Belli e dannati di Francis Scott Fitzgerald


Sarò sincera, prima di Fiztgerald non pensavo che sarei mai riuscita a trovare dei classici americani che potessi sentire “miei”. Contemporanei sì, certo, anche troppi per poterli leggere e conoscere tutti, figuriamoci. Ma coi classici c'è qualcosa che mi stride, che mi impedisce di godermi la lettura. Forse perché molti classici americani non sono fatti per essere goduti, ma per essere sofferti. Più sangue che inchiostro, pagine secche e aride come il deserto. Come si fa a gioire leggendo Steinbeck, London, Hemingway? Ho amato La valle dell'Eden del primo, ma a distanza di anni non sono ancora riuscita a togliermi di dosso l'atmosfera greve e disperata. L'America è stata la terra del sudore, delle speranze disattese, della disillusione, e certi scrittori in quella disillusione sono nati e cresciuti, e hanno finito col portarsela dentro fino nei libri. È debolezza da parte mia, oppormi al dovere di leggerli per salvaguardare il mio umore, però non posso farci niente. Verrà il loro tempo, ma non adesso. Non ancora.
Nel frattempo, Francis Scott Fitzgerald, che ho conosciuto con quello che unanimante viene definito il suo capolavoro, Il grande Gatsby, di cui ho chiacchierato qui.
C'è qualcosa di fortemente inglese, in Fitzgerald, e forse è l'ironica giustizia con cui vengono trattati i personaggi. E magari anche il contesto sociale – schifosamente alto – in cui questi personaggi vivono e da cui ignorano e disprezzano le classi lavoratrici.
Vediamo, Belli e dannati, che ho letto e adorato nella traduzione di Francesco Pacifico edita da Minimum Fax.
Belli e dannati è la storia di Anthony Patch, un giovane scapolo, orfano di padre e madre ma supportato economicamente dal ricco nonno Adam Patch, un burbero proibizionista anaffettivo, teso alla ri-moralizzazione degli Stati Uniti.
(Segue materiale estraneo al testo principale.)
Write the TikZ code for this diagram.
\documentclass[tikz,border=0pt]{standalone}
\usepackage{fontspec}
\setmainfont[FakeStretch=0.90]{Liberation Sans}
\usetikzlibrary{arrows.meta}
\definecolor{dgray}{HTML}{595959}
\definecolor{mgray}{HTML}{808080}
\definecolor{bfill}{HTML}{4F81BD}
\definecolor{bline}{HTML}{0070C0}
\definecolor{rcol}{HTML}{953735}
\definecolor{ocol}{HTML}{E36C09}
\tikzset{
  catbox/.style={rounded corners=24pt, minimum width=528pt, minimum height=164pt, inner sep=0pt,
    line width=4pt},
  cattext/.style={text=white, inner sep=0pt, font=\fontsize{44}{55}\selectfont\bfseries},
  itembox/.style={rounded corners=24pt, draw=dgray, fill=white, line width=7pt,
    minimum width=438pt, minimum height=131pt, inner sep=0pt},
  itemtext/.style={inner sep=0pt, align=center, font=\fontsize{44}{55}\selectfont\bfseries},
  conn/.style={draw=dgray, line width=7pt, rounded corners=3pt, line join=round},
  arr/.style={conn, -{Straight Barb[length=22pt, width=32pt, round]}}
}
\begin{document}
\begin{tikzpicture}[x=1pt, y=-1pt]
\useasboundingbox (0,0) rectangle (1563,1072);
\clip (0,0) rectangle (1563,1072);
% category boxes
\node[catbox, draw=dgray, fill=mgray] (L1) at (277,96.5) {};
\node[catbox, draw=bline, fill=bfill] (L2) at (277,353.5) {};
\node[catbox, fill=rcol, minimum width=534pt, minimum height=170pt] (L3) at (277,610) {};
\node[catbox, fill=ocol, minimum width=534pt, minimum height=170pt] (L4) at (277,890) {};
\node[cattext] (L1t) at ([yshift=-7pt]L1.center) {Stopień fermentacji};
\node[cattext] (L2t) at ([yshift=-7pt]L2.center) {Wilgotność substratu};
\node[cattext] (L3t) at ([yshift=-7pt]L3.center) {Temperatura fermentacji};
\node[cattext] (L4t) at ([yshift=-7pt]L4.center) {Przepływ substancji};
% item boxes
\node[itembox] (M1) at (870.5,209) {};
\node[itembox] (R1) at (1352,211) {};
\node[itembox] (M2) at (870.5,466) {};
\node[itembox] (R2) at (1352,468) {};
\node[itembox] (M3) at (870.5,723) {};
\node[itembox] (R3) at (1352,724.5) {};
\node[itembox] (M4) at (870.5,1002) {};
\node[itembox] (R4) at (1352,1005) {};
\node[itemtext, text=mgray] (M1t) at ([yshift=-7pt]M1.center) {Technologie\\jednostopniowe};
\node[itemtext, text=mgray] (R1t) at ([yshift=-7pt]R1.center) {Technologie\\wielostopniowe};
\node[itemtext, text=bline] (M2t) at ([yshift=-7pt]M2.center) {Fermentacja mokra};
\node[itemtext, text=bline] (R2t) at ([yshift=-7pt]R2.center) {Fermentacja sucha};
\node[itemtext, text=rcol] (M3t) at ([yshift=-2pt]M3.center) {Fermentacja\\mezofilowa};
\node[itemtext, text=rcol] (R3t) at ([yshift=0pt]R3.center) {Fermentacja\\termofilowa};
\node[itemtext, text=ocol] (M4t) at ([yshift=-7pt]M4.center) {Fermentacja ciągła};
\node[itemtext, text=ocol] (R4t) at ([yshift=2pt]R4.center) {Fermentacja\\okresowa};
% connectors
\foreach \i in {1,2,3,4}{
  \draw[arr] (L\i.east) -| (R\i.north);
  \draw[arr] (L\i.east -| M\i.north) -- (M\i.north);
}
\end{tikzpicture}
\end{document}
Anthony ha studiato ad Harvard, si è fatto qualche amico, frequenta l'alta società americana e abita vicino a Central Park, nel comodo appartamento dove il suo maggiordomo provvede a dargli la sveglia ogni mattina alle nove in punto. Ha una bella vita vuota, fatta di lunghe dissertazioni filosofiche con gli amici Maury e Dick – quest'ultimo un aspirante scrittore che permetterà a Fitzgerald di chiacchierare del mondo dei letterati e del mondo visto dai letterati, di tanto in tanto. Dicevo, Anthony ha questa bella vita finché non conosce Gloria, una fanciulla splendida, una donna così bella da mozzare il fiato, e che della sua bellezza ha saputo fare un'arte. Meraviglioso il capitolo in cui il personaggio di Gloria, prima ancora di comparire nel romanzo, viene spiegato in un succedersi di battute tra la Bellezza e... beh, una qualche forma divina non precisata.
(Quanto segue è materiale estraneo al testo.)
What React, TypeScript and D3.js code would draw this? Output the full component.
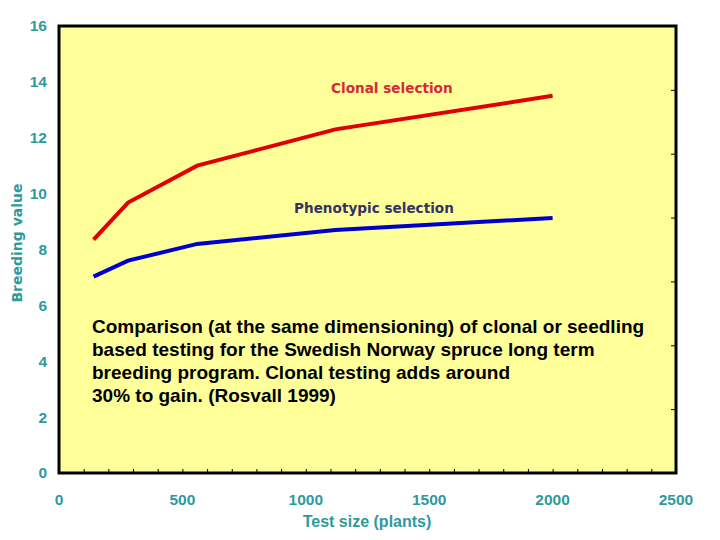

Il romanzo procede lentamente, al punto che eviterò di chiacchierare di quanto accade man mano che la storia va avanti, pure se si tratta di tematiche essenziali per capirlo. Va bene che è un classico, e c'è questa credenza diffusa che dei classici si possa e debba sapere tutto ancora prima di leggerli, ma io sono stata ben lieta di averlo scoperto esattamente nel momento in cui l'ho letto, quindi vi lascio la stessa opportunità.
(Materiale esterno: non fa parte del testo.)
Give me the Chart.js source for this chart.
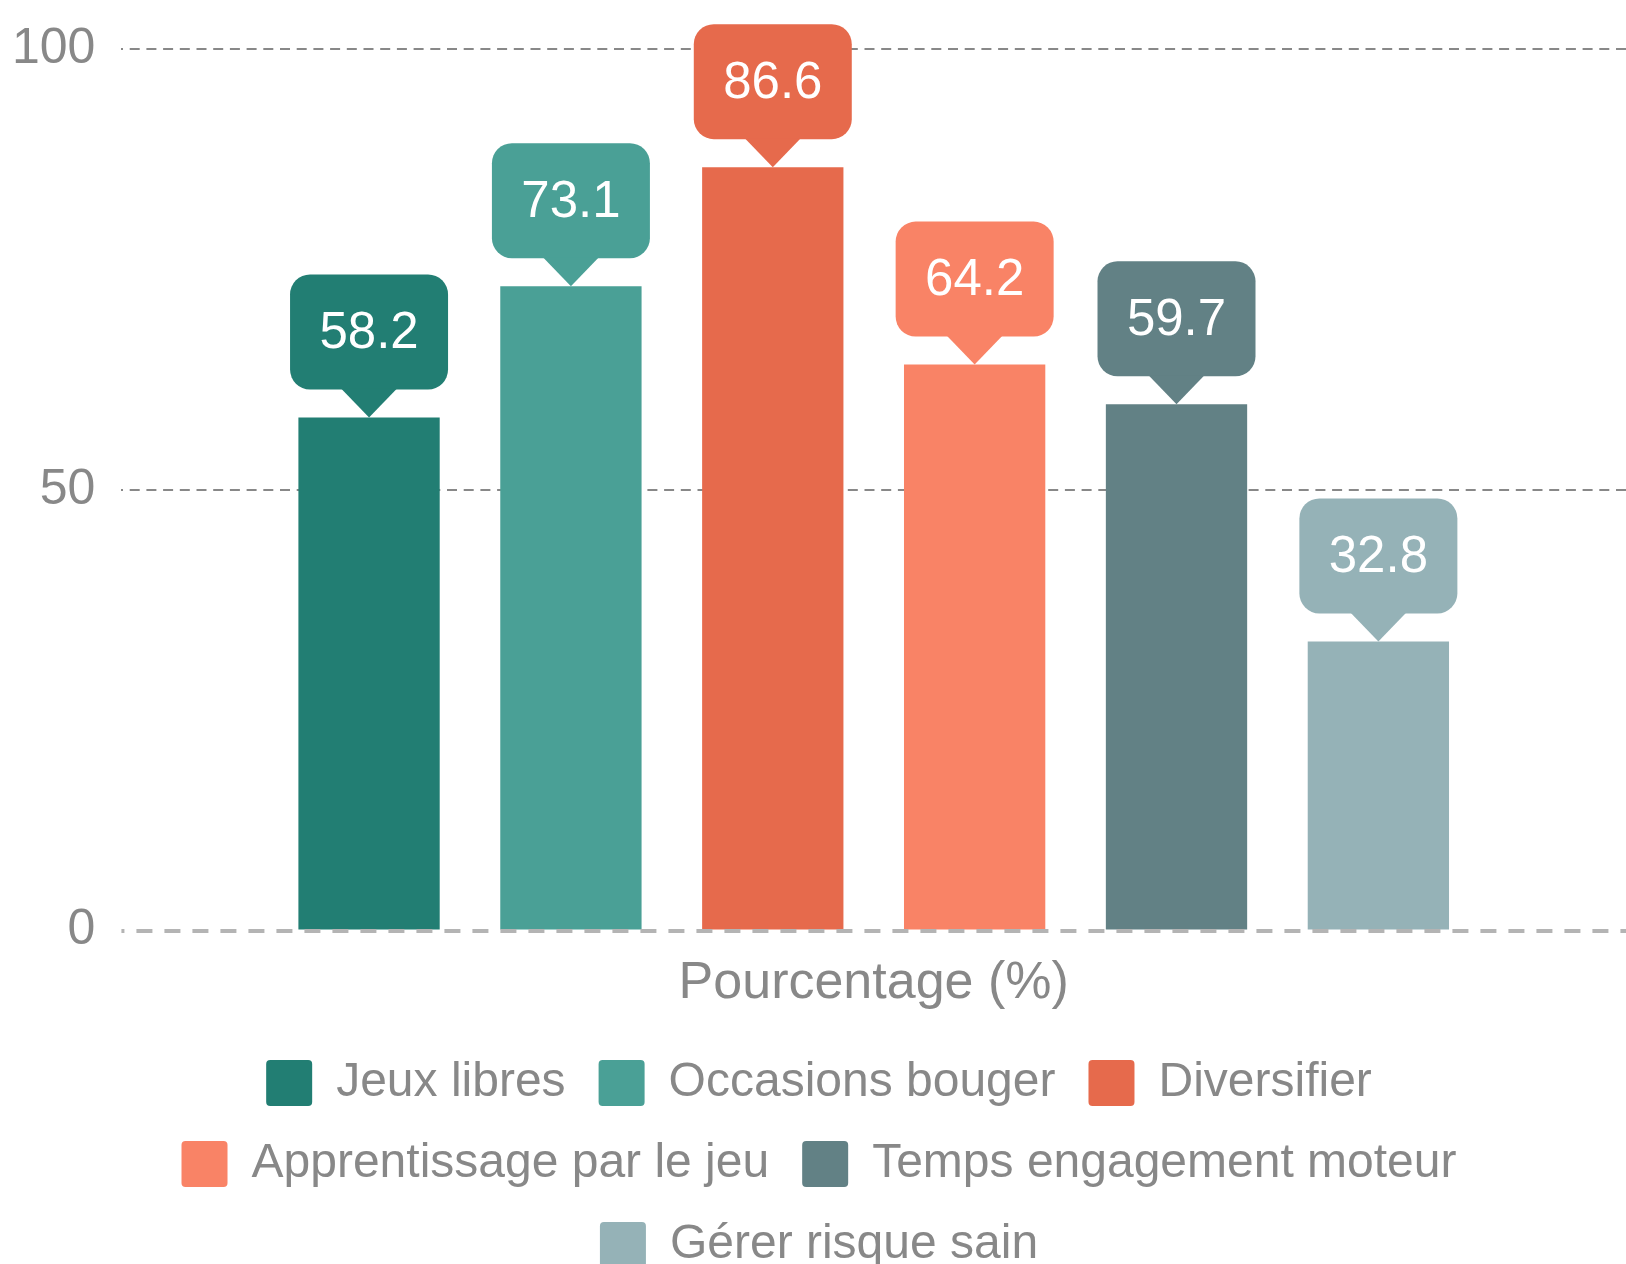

Belli e dannati è un romanzo stupendo, luminoso e squallido, spietato e brillante, con cui Fitzgerald ha voluto raccontare... che cosa? A pensarci bene, non sta a me dirlo. Ma per quel che ne posso capire, mi è parso volesse raccontare un'epoca, una generazione piena di debolezze e priva di nerbo, così frivola e leggera che non ci vuole nulla a schiacciarla.
Sarei folle a non consigliarlo. Leggetelo, punto.